21 декабря 1946 года. А еще эта его омерзительная манера разговаривать! Как получилось, что я ни разу не почувствовал отвращения, ни разу не возмутился, когда Гитлер говорил об «уничтожении» или «истреблении» — а в последние годы он говорил об этом постоянно. Те, кто обвиняет меня в оппортунизме или трусости, безусловно, смотрят на ситуацию слишком упрощенно. Ужасно — и это беспокоит меня больше всего, — что я действительно не замечал этих выражений, они никогда не резали мне ухо. Только сейчас, задним числом, я испытываю ужас. Отчасти это объясняется тем, что мы жили в тесном, замкнутом мире иллюзий, оторванные от реальности (и, возможно, от своего «я», вернее, той его части, которая заслуживала уважения). Интересно, в штабе союзников, как и у нас, тоже говорили не о победе над врагом, а о его «истреблении» или «уничтожении»? Как, к примеру, выражался маршал авиации Харрис?
Конечно, все эти разговоры были связаны с идеологической лихорадкой, которой Гитлер заражал любые мероприятия, но особенно кампанию против большевизма. Он ощущал себя защитником Европы от, по его выражению, красных орд. Он в буквальном смысле считал, что это вопрос жизни и смерти. Он возвращался к этому снова и снова. В последние годы мы то и дело слышали: «Мы должны выиграть войну, иначе народы Европы будут безжалостно уничтожены. Сталин не остановится. Он пойдет дальше, на запад; его уже призывают французские коммунисты. Как только русские займут Европу, все наши культурные памятники будут уничтожены. Европа превратится в пустыню, где не будет ничего — ни культуры, ни народов, останутся одни отбросы и повсеместный хаос. Не забывайте, Сталин — это Чингисхан, возродившийся из мрака веков. По сравнению с тем, что произойдет, если мы проиграем, опустошение наших городов покажется невинной шуткой. Мы с нашими двумя сотнями дивизий не смогли остановить русских; разве это под силу нескольким дивизиям союзников? Англосаксы отдадут Европу без борьбы. Я в этом уверен. Они бросят ее на съедение каннибалам. Знаете, после крупных операций по окружению мы находили человеческие кости. Только представьте: они от голода ели друг друга. Лишь бы не сдаваться. Теперь вы понимаете, что это низшая раса, недочеловеки».

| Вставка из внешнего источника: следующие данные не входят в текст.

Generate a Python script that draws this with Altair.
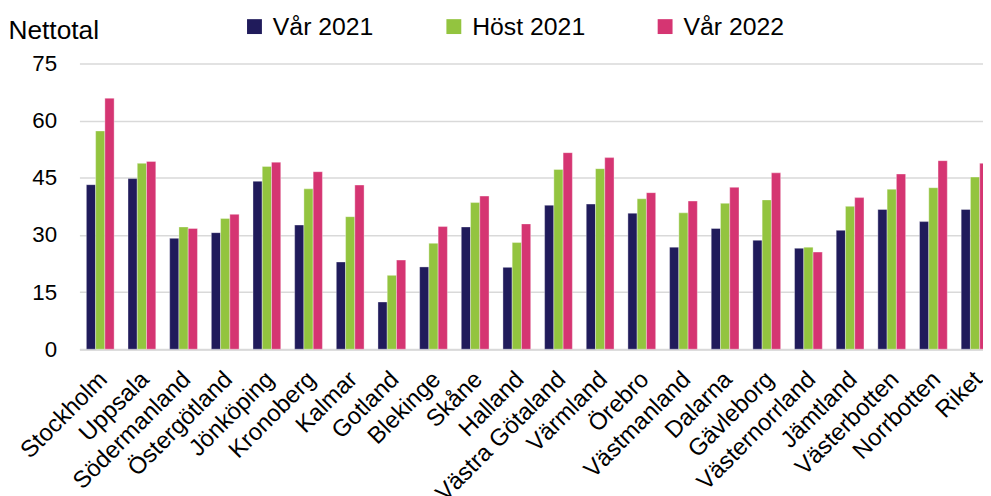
import altair as alt
import pandas as pd

regions = ["Stockholm", "Uppsala", "Södermanland", "Östergötland", "Jönköping",
           "Kronoberg", "Kalmar", "Gotland", "Blekinge", "Skåne", "Halland",
           "Västra Götaland", "Värmland", "Örebro", "Västmanland", "Dalarna",
           "Gävleborg", "Västernorrland", "Jämtland", "Västerbotten",
           "Norrbotten", "Riket"]
series = ["Vår 2021", "Höst 2021", "Vår 2022"]
var2021 = [43.2, 44.8, 29.1, 30.6, 44.1, 32.6, 22.9, 12.4, 21.6, 32.1, 21.5,
           37.8, 38.1, 35.7, 26.8, 31.7, 28.6, 26.5, 31.2, 36.7, 33.5, 36.7]
host2021 = [57.3, 48.8, 32.1, 34.3, 48.0, 42.1, 34.8, 19.4, 27.8, 38.5, 28.0,
            47.2, 47.4, 39.5, 35.8, 38.3, 39.2, 26.8, 37.5, 42.0, 42.4, 45.2]
var2022 = [65.9, 49.3, 31.7, 35.4, 49.1, 46.6, 43.1, 23.4, 32.2, 40.2, 32.9,
           51.6, 50.3, 41.1, 38.9, 42.5, 46.3, 25.5, 39.8, 46.0, 49.5, 48.8]
colors = ["#201b5b", "#93c43f", "#d53572"]
y_ticks = [0, 15, 30, 45, 60, 75]

rows = []
for name, vals in zip(series, [var2021, host2021, var2022]):
    for r, v in zip(regions, vals):
        rows.append({"Region": r, "Serie": name, "Värde": v})
df = pd.DataFrame(rows)

FONT = "Liberation Sans"

chart = alt.Chart(df).mark_bar(
    stroke="#ffffff", strokeWidth=0.8, strokeOpacity=0.45
).encode(
    x=alt.X("Region:N", sort=regions,
            scale=alt.Scale(range=[0, 924], paddingInner=1/3, paddingOuter=1/6),
            axis=alt.Axis(title=None, labelAngle=-45, labelFontSize=24,
                          labelFont=FONT, labelColor="#000000", ticks=False,
                          labelPadding=18, labelOffset=-5, domainColor="#d9d9d9",
                          domainWidth=2, labelLimit=400)),
    xOffset=alt.XOffset("Serie:N", sort=series,
                        scale=alt.Scale(paddingInner=0, paddingOuter=0)),
    y=alt.Y("Värde:Q",
            scale=alt.Scale(domain=[0, 75], nice=False),
            axis=alt.Axis(values=y_ticks, title="Nettotal", titleAngle=0,
                          titleAlign="left", titleBaseline="alphabetic",
                          titleX=-72, titleY=-25, titleFontSize=26.5,
                          titleFont=FONT, titleFontWeight="normal",
                          titleColor="#000000", labelFontSize=22.5,
                          labelFont=FONT, labelColor="#000000", ticks=False,
                          labelPadding=23, domain=False, gridColor="#d9d9d9",
                          gridWidth=1.5)),
    color=alt.Color("Serie:N", sort=series,
                    scale=alt.Scale(domain=series, range=colors),
                    legend=alt.Legend(title=None, orient="none", legendX=164,
                                      legendY=-50, direction="horizontal",
                                      columns=3, columnPadding=68,
                                      symbolType="square", symbolSize=225,
                                      symbolStrokeWidth=0, labelFontSize=25,
                                      labelFont=FONT, labelColor="#000000",
                                      labelOffset=6, labelLimit=300)),
).properties(
    width=911,
    height=288,
    autosize=alt.AutoSizeParams(type="none"),
    padding={"left": 72, "top": 54, "right": 0, "bottom": 146},
).configure_view(stroke=None)

chart.save("out.html", embed_options={"renderer": "svg", "actions": False})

Я не раз слышал от него эту последнюю фразу, и даже тогда она поражала меня своим противоречием. Он называл русских Untermenschen именно за то поведение — во всяком случае, в смысле их упорного сопротивления, — которого снова и снова требовал от собственных солдат. Но в то время я не обращал внимания на это противоречие, хотя сегодня оно приводит меня в бешенство. Как это могло быть?
Может быть, противоречие каким-то образом растворялось в личности Гитлера и стало очевидным только после его смерти. Все признают, что Гитлер восхищался тем, что ненавидел; правильнее было бы сказать: он ненавидел то, чем восхищался. Его ненависть на самом деле была восхищением, которое он отказывался признать. Это относится к евреям, Сталину, коммунизму в целом.
Потом еще это его радикальное мышление. Оно уже давало о себе знать незадолго до начала войны. В конце августа 1939-го, когда Гитлер уже решил напасть на Польшу, он стоял на террасе своего дома в Оберзальцберге и говорил, что на этот раз Германии придется пойти ко дну вместе с ним, если она не выиграет войну. На этот раз, добавил он, будет пролито очень много крови. Как странно, что никого из нас не удивило это замечание, что такие зловещие слова, как «война», «рок», «катастрофа», вызывали у нас ощущение благородного воодушевления. Во всяком случае, я отчетливо помню, что, услышав это высказывание от Гитлера, я подумал не о страшных бедах, которые за этим последуют, а о величии исторической минуты.